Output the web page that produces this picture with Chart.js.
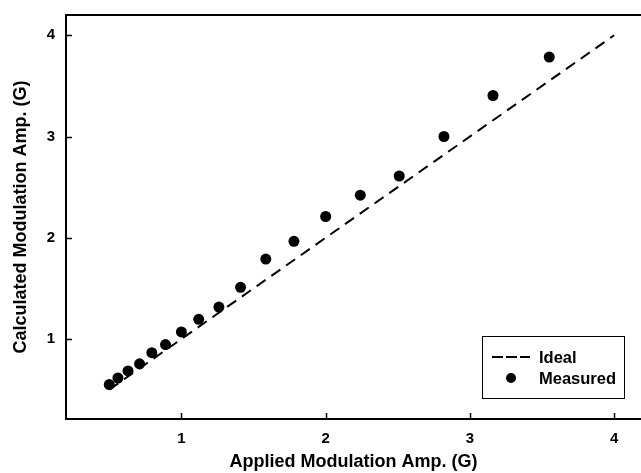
<!DOCTYPE html>
<html>
<head>
<meta charset="utf-8">
<script src="https://cdn.jsdelivr.net/npm/chart.js@4/dist/chart.umd.min.js"></script>
<style>
  body { margin: 0; background: #fff; }
  #wrap { width: 641px; height: 473px; }
</style>
</head>
<body>
<div id="wrap"><canvas id="myChart" width="641" height="473"></canvas></div>
<script>
// values
const appliedAmp = [0.50, 0.56, 0.63, 0.71, 0.795, 0.89, 1.00, 1.12, 1.26, 1.41, 1.585, 1.78, 2.00, 2.24, 2.51, 2.82, 3.16, 3.55];
const measuredAmp = [0.55, 0.615, 0.685, 0.755, 0.865, 0.945, 1.07, 1.195, 1.315, 1.51, 1.79, 1.965, 2.21, 2.42, 2.61, 3.00, 3.405, 3.785];
const idealX = [0.5, 4];
const idealY = [0.5, 4];
const tickValues = [1, 2, 3, 4];

const measuredPts = appliedAmp.map((x, i) => ({x: x, y: measuredAmp[i]}));
const idealPts = idealX.map((x, i) => ({x: x, y: idealY[i]}));

const boldFont = "'Liberation Sans', Arial, Helvetica, sans-serif";

// frame around plot + inward tick marks + legend box
const framePlugin = {
  id: 'frame',
  afterDatasetsDraw(chart) {
    const ctx = chart.ctx;
    const a = chart.chartArea;
    const xs = chart.scales.x, ys = chart.scales.y;
    ctx.save();
    ctx.strokeStyle = '#000';
    ctx.lineWidth = 2;
    // right side of the frame falls just outside the picture
    ctx.strokeRect(a.left, a.top, a.right - a.left + 4, a.bottom - a.top);
    ctx.lineWidth = 1.5;
    tickValues.forEach(v => {
      const px = Math.round(xs.getPixelForValue(v)) + 0.5;
      ctx.beginPath(); ctx.moveTo(px, a.bottom); ctx.lineTo(px, a.bottom - 6); ctx.stroke();
      const py = Math.round(ys.getPixelForValue(v)) + 0.5;
      ctx.beginPath(); ctx.moveTo(a.left, py); ctx.lineTo(a.left + 6, py); ctx.stroke();
    });

    // legend
    const lx = 482, ly = 336, lw = 142, lh = 62;
    ctx.lineWidth = 1;
    ctx.fillStyle = '#fff';
    ctx.fillRect(lx, ly, lw, lh);
    ctx.strokeRect(lx + 0.5, ly + 0.5, lw, lh);
    const ds = chart.data.datasets;
    ctx.font = "bold 16.5px " + boldFont;
    ctx.fillStyle = '#000';
    ctx.textBaseline = 'middle';
    // Ideal
    ctx.lineWidth = 2;
    ctx.setLineDash([11, 3]);
    ctx.beginPath(); ctx.moveTo(492, 357); ctx.lineTo(530, 357); ctx.stroke();
    ctx.setLineDash([]);
    ctx.fillText(ds[0].label, 539, 358);
    // Measured
    ctx.beginPath(); ctx.arc(511, 378, 5, 0, Math.PI * 2); ctx.fill();
    ctx.fillText(ds[1].label, 539, 379);
    ctx.restore();
  }
};

const ctx = document.getElementById('myChart').getContext('2d');
const myChart = new Chart(ctx, {
  type: 'scatter',
  data: {
    datasets: [{
      label: 'Ideal',
      data: idealPts,
      showLine: true,
      borderColor: '#000',
      borderWidth: 2,
      borderDash: [11, 7],
      pointRadius: 0,
      fill: false
    }, {
      label: 'Measured',
      data: measuredPts,
      showLine: false,
      pointRadius: 5.5,
      pointBackgroundColor: '#000',
      pointBorderColor: '#000',
      pointBorderWidth: 0
    }]
  },
  options: {
    responsive: false,
    animation: false,
    layout: { autoPadding: false, padding: { top: 15, right: 0, left: 0, bottom: 0 } },
    plugins: {
      legend: { display: false },
      tooltip: { enabled: false }
    },
    scales: {
      x: {
        type: 'linear',
        min: 0.2,
        max: 4.186,
        afterBuildTicks: s => { s.ticks = tickValues.map(v => ({value: v})); },
        afterFit: s => { s.height = 54; s.paddingLeft = 0; s.paddingRight = 0; },
        grid: { drawOnChartArea: false, drawTicks: false },
        border: { display: true, color: '#000', width: 2 },
        ticks: { color: '#000', padding: 11, font: { family: boldFont, size: 15, weight: 'bold' } },
        title: {
          display: true,
          text: 'Applied Modulation Amp. (G)',
          color: '#000',
          font: { family: boldFont, size: 18, weight: 'bold' },
          padding: { top: 0, bottom: 0 }
        }
      },
      y: {
        type: 'linear',
        min: 0.21,
        max: 4.2,
        afterBuildTicks: s => { s.ticks = tickValues.map(v => ({value: v})); },
        afterFit: s => { s.width = 66; s.paddingTop = 0; s.paddingBottom = 0; },
        grid: { drawOnChartArea: false, drawTicks: false },
        border: { display: true, color: '#000', width: 2 },
        ticks: { color: '#000', padding: 11, font: { family: boldFont, size: 15, weight: 'bold' } },
        title: {
          display: true,
          text: 'Calculated Modulation Amp. (G)',
          color: '#000',
          font: { family: boldFont, size: 18, weight: 'bold' },
          padding: { top: 10, bottom: 0 }
        }
      }
    }
  },
  plugins: [framePlugin]
});
</script>
</body>
</html>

=-=-=-=-=

• [Requirements]
Write out the lines from the start of the material to the line with "const tickValues = [1, 2, 3, 4];", inclusive and exactly. Skip the pictures.

• [Task result]
Output the web page that produces this picture with Chart.js.
<!DOCTYPE html>
<html>
<head>
<meta charset="utf-8">
<script src="https://cdn.jsdelivr.net/npm/chart.js@4/dist/chart.umd.min.js"></script>
<style>
  body { margin: 0; background: #fff; }
  #wrap { width: 641px; height: 473px; }
</style>
</head>
<body>
<div id="wrap"><canvas id="myChart" width="641" height="473"></canvas></div>
<script>
// values
const appliedAmp = [0.50, 0.56, 0.63, 0.71, 0.795, 0.89, 1.00, 1.12, 1.26, 1.41, 1.585, 1.78, 2.00, 2.24, 2.51, 2.82, 3.16, 3.55];
const measuredAmp = [0.55, 0.615, 0.685, 0.755, 0.865, 0.945, 1.07, 1.195, 1.315, 1.51, 1.79, 1.965, 2.21, 2.42, 2.61, 3.00, 3.405, 3.785];
const idealX = [0.5, 4];
const idealY = [0.5, 4];
const tickValues = [1, 2, 3, 4];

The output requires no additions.